>> BEGIN

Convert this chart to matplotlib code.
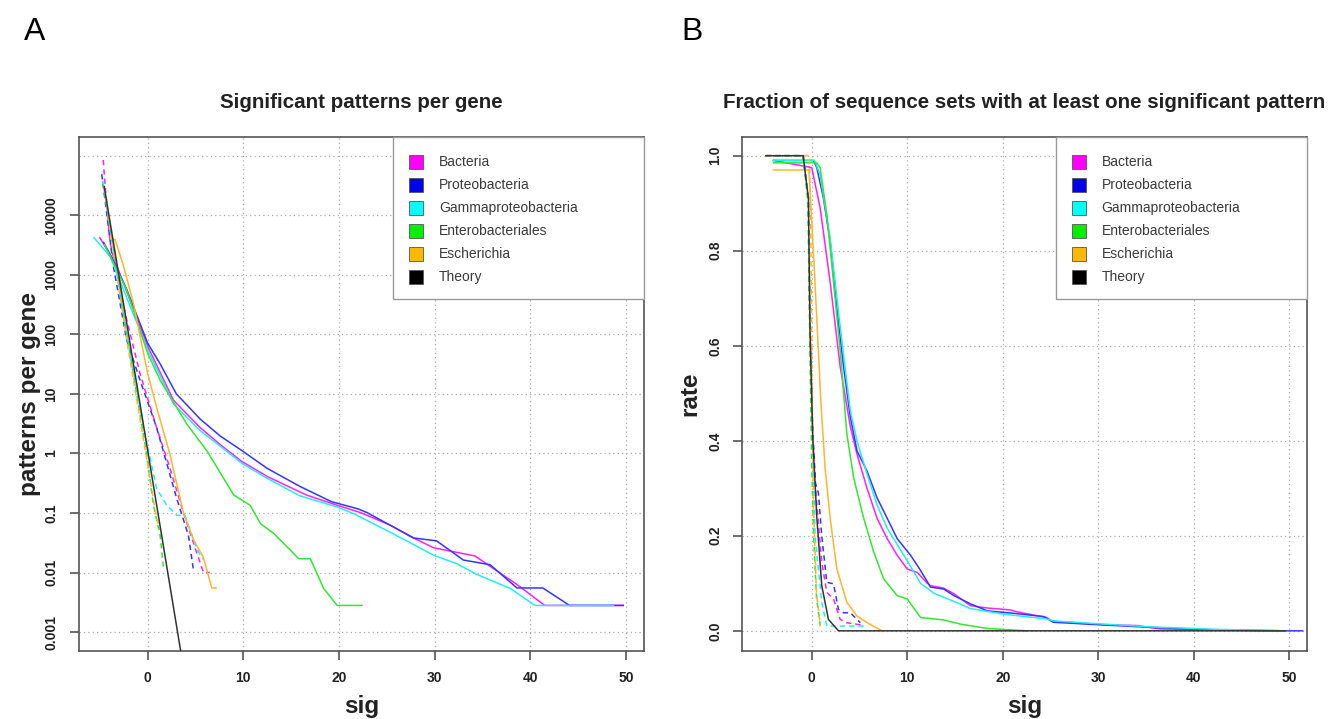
import matplotlib
matplotlib.use("Agg")
import matplotlib.pyplot as plt
from matplotlib.patches import Rectangle
from matplotlib.ticker import FixedLocator, NullFormatter

plt.rcParams['font.family'] = ['Liberation Sans', 'DejaVu Sans']

# ---------------- data ----------------
names = ["Bacteria", "Proteobacteria", "Gammaproteobacteria",
         "Enterobacteriales", "Escherichia", "Theory"]
line_colors = ["#FF22FF", "#3535FF", "#22EEF2", "#33E633", "#FFB52E", "#333333"]
legend_colors = ["#FF00FF", "#0000EE", "#00FFFF", "#00EE00", "#FFB800", "#000000"]

# Panel A: significant patterns per gene (solid = observed, dashed = shuffled)
a_bac_x = [-5.0, -3.25, 0, 2.7, 5.5, 7.6, 9.8, 12.5, 16.6, 19.8, 22.2, 25.4, 27.5, 29.9, 34.2, 38.6, 41.5, 49.7]
a_bac_y = [4200, 1450, 63, 7.8, 2.7, 1.4, 0.74, 0.41, 0.20, 0.135, 0.102, 0.062, 0.040, 0.026, 0.019, 0.0063, 0.0028, 0.0028]
a_pro_x = [-4.6, -3.9, -2.2, 0, 1.3, 3.0, 5.5, 7.6, 9.7, 12.5, 15.9, 19.2, 22.0, 22.9, 27.8, 30.2, 33.0, 35.8, 38.6, 41.3, 44.1, 49.7]
a_pro_y = [3500, 2150, 575, 71, 32, 10, 3.76, 1.95, 1.16, 0.56, 0.28, 0.155, 0.117, 0.102, 0.038, 0.034, 0.0162, 0.0135, 0.0055, 0.0055, 0.0028, 0.0028]
a_gam_x = [-5.6, -3.9, 0, 2.7, 5.5, 7.6, 9.8, 12.5, 15.9, 19.8, 21.5, 25.4, 29.9, 32.3, 34.4, 37.9, 40.5, 48.7]
a_gam_y = [4200, 2000, 55, 6.8, 2.4, 1.32, 0.69, 0.38, 0.195, 0.126, 0.098, 0.047, 0.0195, 0.0141, 0.0093, 0.0054, 0.0028, 0.0028]
a_ent_x = [-4.5, -2.2, 0, 1.3, 4.1, 6.2, 9.0, 10.7, 11.8, 13.2, 15.8, 17.0, 18.4, 19.8, 22.4]
a_ent_y = [3200, 560, 48, 17, 3.1, 1.1, 0.2, 0.135, 0.066, 0.045, 0.017, 0.017, 0.0054, 0.0028, 0.0028]
a_esc_x = [-3.9, -3.4, -2.55, -1.5, 0, 0.94, 2.34, 3.73, 4.78, 5.83, 6.7, 7.16]
a_esc_y = [4000, 3900, 1450, 340, 22, 5.9, 0.95, 0.102, 0.036, 0.0178, 0.0055, 0.0055]
a_the_x = [-4.54, 3.44]
a_the_y = [30200, 0.00049]

a_bac_dx = [-4.64, -4.5, -3.94, -2.2, -0.8, 0.94, 2.34, 3.73, 4.78, 5.83, 6.5]
a_bac_dy = [85000, 40000, 3600, 178, 22, 2.7, 0.56, 0.102, 0.0316, 0.01, 0.01]
a_pro_dx = [-4.8, -3.6, -2.2, -0.8, 0.94, 3.04, 4.26, 4.78]
a_pro_dy = [49000, 1450, 81, 17, 2.7, 0.174, 0.042, 0.0112]
a_gam_dx = [-4.7, -2.2, -0.28, 0.94, 2.0, 3.04, 3.9, 5.13, 5.83]
a_gam_dy = [38000, 100, 2.1, 0.257, 0.135, 0.091, 0.091, 0.0245, 0.0166]
a_ent_dx = [-4.64, -2.2, -0.1, 0.6, 1.3, 1.64]
a_ent_dy = [33000, 105, 0.95, 0.135, 0.042, 0.0126]
a_esc_dx = [-4.57, -2.2, 0.07, 0.94, 1.3]
a_esc_dy = [29500, 81, 0.56, 0.079, 0.054]

# Panel B: fraction of sequence sets with at least one significant pattern
b_bac_x = [-4.0, 0.0, 0.88, 1.93, 2.98, 4.04, 4.74, 5.79, 6.84, 7.9, 8.95, 10.0, 11.05, 12.1, 12.44, 13.8, 14.9, 16.6, 18.4, 20.8, 21.5, 24.6, 25.2, 30.6, 34.1, 36.5, 42.0, 49.6]
b_bac_y = [0.99, 0.975, 0.89, 0.734, 0.556, 0.43, 0.372, 0.30, 0.237, 0.194, 0.159, 0.13, 0.123, 0.10, 0.095, 0.09, 0.078, 0.053, 0.048, 0.044, 0.04, 0.028, 0.02, 0.013, 0.011, 0.004, 0.002, 0.0]
b_pro_x = [-4.0, 0.18, 0.53, 1.23, 1.93, 2.63, 3.33, 4.04, 4.74, 5.79, 6.84, 7.9, 8.95, 10.35, 11.4, 12.44, 13.8, 14.9, 16.6, 18.4, 21.1, 24.3, 25.3, 29.9, 35.8, 42.7, 49.6, 51.4]
b_pro_y = [0.99, 0.99, 0.975, 0.91, 0.82, 0.68, 0.556, 0.45, 0.379, 0.336, 0.28, 0.237, 0.194, 0.159, 0.127, 0.092, 0.088, 0.074, 0.057, 0.042, 0.037, 0.030, 0.018, 0.013, 0.007, 0.0015, 0.0, 0.0]
b_gam_x = [-4.0, 0.3, 0.88, 1.93, 2.98, 4.04, 4.74, 5.79, 6.84, 7.9, 9.65, 11.4, 12.8, 15.6, 16.6, 20.1, 24.6, 25.3, 29.9, 35.8, 42.7, 49.6]
b_gam_y = [0.99, 0.99, 0.96, 0.826, 0.64, 0.464, 0.40, 0.33, 0.265, 0.216, 0.159, 0.10, 0.079, 0.056, 0.047, 0.035, 0.025, 0.021, 0.015, 0.008, 0.003, 0.0]
b_ent_x = [-4.0, 0.53, 0.88, 1.58, 2.28, 2.98, 3.68, 4.39, 5.44, 6.49, 7.54, 8.95, 10.0, 11.4, 13.8, 15.6, 18.4, 22.5]
b_ent_y = [0.985, 0.985, 0.975, 0.876, 0.734, 0.59, 0.414, 0.322, 0.237, 0.166, 0.109, 0.074, 0.067, 0.028, 0.023, 0.014, 0.005, 0.0]
b_esc_x = [-4.0, -0.3, -0.1, 0.3, 0.67, 0.95, 1.4, 1.93, 2.63, 3.68, 4.74, 6.14, 7.37]
b_esc_y = [0.97, 0.97, 0.9, 0.75, 0.6, 0.485, 0.343, 0.237, 0.13, 0.06, 0.031, 0.013, 0.0]
b_the_x = [-4.8, -0.9, -0.35, -0.18, 0.1, 0.53, 1.05, 1.75, 2.8, 49.6]
b_the_y = [1.0, 1.0, 0.91, 0.63, 0.41, 0.24, 0.095, 0.024, 0.0, 0.0]

b_bac_dx = [-4.8, -0.9, -0.35, -0.18, 0.1, 0.35, 1.05, 1.58, 2.28, 2.98, 3.68, 5.3]
b_bac_dy = [1.0, 1.0, 0.91, 0.63, 0.42, 0.31, 0.145, 0.081, 0.067, 0.024, 0.017, 0.012]
b_pro_dx = [-4.8, -0.9, -0.35, -0.18, 0.1, 0.4, 0.7, 1.05, 1.58, 2.28, 2.8, 3.33, 4.04, 5.1]
b_pro_dy = [1.0, 1.0, 0.91, 0.63, 0.42, 0.31, 0.29, 0.2, 0.102, 0.099, 0.045, 0.038, 0.038, 0.017]
b_gam_dx = [-4.8, -0.9, -0.35, -0.18, 0.0, 0.35, 1.05, 1.58, 5.8]
b_gam_dy = [1.0, 1.0, 0.91, 0.63, 0.48, 0.2, 0.06, 0.01, 0.01]
b_ent_dx = [-4.8, -0.9, -0.4, -0.2, 0.0, 0.2, 0.5, 0.9]
b_ent_dy = [1.0, 1.0, 0.9, 0.6, 0.35, 0.2, 0.07, 0.01]
b_esc_dx = [-4.8, -0.25, -0.1, 0.05, 0.2, 0.5, 0.9]
b_esc_dy = [1.0, 1.0, 0.85, 0.5, 0.25, 0.08, 0.01]

x_ticks = [0, 10, 20, 30, 40, 50]
a_yticks = [0.001, 0.01, 0.1, 1, 10, 100, 1000, 10000]
a_ylabels = ["0.001", "0.01", "0.1", "1", "10", "100", "1000", "10000"]
b_yticks = [0.0, 0.2, 0.4, 0.6, 0.8, 1.0]
b_ylabels = ["0.0", "0.2", "0.4", "0.6", "0.8", "1.0"]

# ---------------- figure ----------------
W, H = 1333, 719
fig = plt.figure(figsize=(W / 100, H / 100), dpi=100)

TOP, BOT = 136.7, 650.5
A_L, A_R = 78.7, 644.0
B_L, B_R = 742.3, 1306.7

def px_axes(l, r):
    return [l / W, (H - BOT) / H, (r - l) / W, (BOT - TOP) / H]

axA = fig.add_axes(px_axes(A_L, A_R))
axB = fig.add_axes(px_axes(B_L, B_R))

SPINE = "#555555"
GRID = dict(color="#aaaaaa", linestyle=(0, (1, 2.5)), linewidth=0.9)
LW = 1.1
DASH = (0, (3.5, 2.6))

def style(ax):
    for s in ax.spines.values():
        s.set_color(SPINE)
        s.set_linewidth(1.2)
    ax.tick_params(which="major", direction="out", length=6.5, width=1.2,
                   color=SPINE, labelcolor="#222222", labelsize=10, pad=8)
    for lab in ax.get_xticklabels() + ax.get_yticklabels():
        lab.set_fontweight("bold")

# ----- panel A -----
axA.set_yscale("log")
solidA = [(a_bac_x, a_bac_y), (a_pro_x, a_pro_y), (a_gam_x, a_gam_y),
          (a_ent_x, a_ent_y), (a_esc_x, a_esc_y)]
dashA = [(a_bac_dx, a_bac_dy), (a_pro_dx, a_pro_dy), (a_gam_dx, a_gam_dy),
         (a_ent_dx, a_ent_dy), (a_esc_dx, a_esc_dy)]
for (x, y), c in zip(dashA, line_colors):
    axA.plot(x, y, color=c, lw=LW, linestyle=DASH, zorder=3)
for (x, y), c in zip(solidA, line_colors):
    axA.plot(x, y, color=c, lw=LW, zorder=3)
axA.plot(a_the_x, a_the_y, color=line_colors[5], lw=LW, zorder=4)
axA.set_xlim(-7.21, 51.88)
axA.set_ylim(10 ** -3.31, 10 ** 5.32)
axA.set_xticks(x_ticks)
axA.set_xticklabels([str(v) for v in x_ticks])
axA.yaxis.set_major_locator(FixedLocator(a_yticks))
axA.set_yticklabels(a_ylabels, rotation=90, va="center")
axA.yaxis.set_minor_locator(FixedLocator([1e5]))
axA.yaxis.set_minor_formatter(NullFormatter())
axA.tick_params(which="minor", length=0)
axA.grid(True, which="both", **GRID)
axA.set_axisbelow(True)
style(axA)

# ----- panel B -----
solidB = [(b_bac_x, b_bac_y), (b_pro_x, b_pro_y), (b_gam_x, b_gam_y),
          (b_ent_x, b_ent_y), (b_esc_x, b_esc_y)]
dashB = [(b_bac_dx, b_bac_dy), (b_pro_dx, b_pro_dy), (b_gam_dx, b_gam_dy),
         (b_ent_dx, b_ent_dy), (b_esc_dx, b_esc_dy)]
for (x, y), c in zip(solidB, line_colors):
    axB.plot(x, y, color=c, lw=LW, zorder=3)
for (x, y), c in zip(dashB, line_colors):
    axB.plot(x, y, color=c, lw=LW, linestyle=DASH, zorder=3)
axB.plot(b_the_x, b_the_y, color=line_colors[5], lw=LW, zorder=4)
axB.set_xlim(-7.27, 51.83)
axB.set_ylim(-0.0414, 1.04)
axB.set_xticks(x_ticks)
axB.set_xticklabels([str(v) for v in x_ticks])
axB.set_yticks(b_yticks)
axB.set_yticklabels(b_ylabels, rotation=90, va="center")
axB.grid(True, **GRID)
axB.set_axisbelow(True)
style(axB)

# ----- legends (R-style box anchored at top-right of plot region) -----
def draw_legend(ax, left, right):
    w, h = right - left, BOT - TOP
    fx = lambda px: (px - left) / w
    fy = lambda py: (BOT - py) / h
    box_l = right - 250.7
    ax.add_patch(Rectangle((fx(box_l), fy(299.3)), fx(right) - fx(box_l),
                           fy(TOP) - fy(299.3), transform=ax.transAxes,
                           facecolor="white", edgecolor="#999999", lw=1.0,
                           zorder=6, clip_on=False))
    for i, (nm, c) in enumerate(zip(names, legend_colors)):
        cy = 161.7 + 23.0 * i
        ax.add_patch(Rectangle((fx(box_l + 15.7), fy(cy + 7)), 14 / w, 14 / h,
                               transform=ax.transAxes, facecolor=c,
                               edgecolor="#555555", lw=0.6, zorder=7,
                               clip_on=False))
        ax.text(fx(box_l + 45.5), fy(cy), nm, transform=ax.transAxes,
                ha="left", va="center", fontsize=10, color="#3a3a3a", zorder=8)

draw_legend(axA, A_L, A_R)
draw_legend(axB, B_L, B_R)

# ----- texts -----
fig.text(35 / W, 1 - 32 / H, "A", fontsize=23, ha="center", va="center")
fig.text(692 / W, 1 - 32 / H, "B", fontsize=23, ha="center", va="center")
fig.text((A_L + A_R) / 2 / W, 1 - 103 / H, "Significant patterns per gene",
         fontsize=14.8, fontweight="bold", ha="center", va="center", color="#222222")
fig.text((B_L + B_R) / 2 / W, 1 - 103 / H,
         "Fraction of sequence sets with at least one significant pattern",
         fontsize=14.8, fontweight="bold", ha="center", va="center", color="#222222")
fig.text(30 / W, 1 - (TOP + BOT) / 2 / H, "patterns per gene", rotation=90,
         fontsize=17.5, fontweight="bold", ha="center", va="center", color="#222222")
fig.text(690 / W, 1 - (TOP + BOT) / 2 / H, "rate", rotation=90,
         fontsize=17.5, fontweight="bold", ha="center", va="center", color="#222222")
fig.text((A_L + A_R) / 2 / W, 1 - 706 / H, "sig", fontsize=17.5,
         fontweight="bold", ha="center", va="center", color="#222222")
fig.text((B_L + B_R) / 2 / W, 1 - 706 / H, "sig", fontsize=17.5,
         fontweight="bold", ha="center", va="center", color="#222222")

fig.savefig("out.png", dpi=100)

>> END

*Written problem*. Only the number is wanted: how many lines of the data contain the word "matplotlib"?

*Exercise output*. 6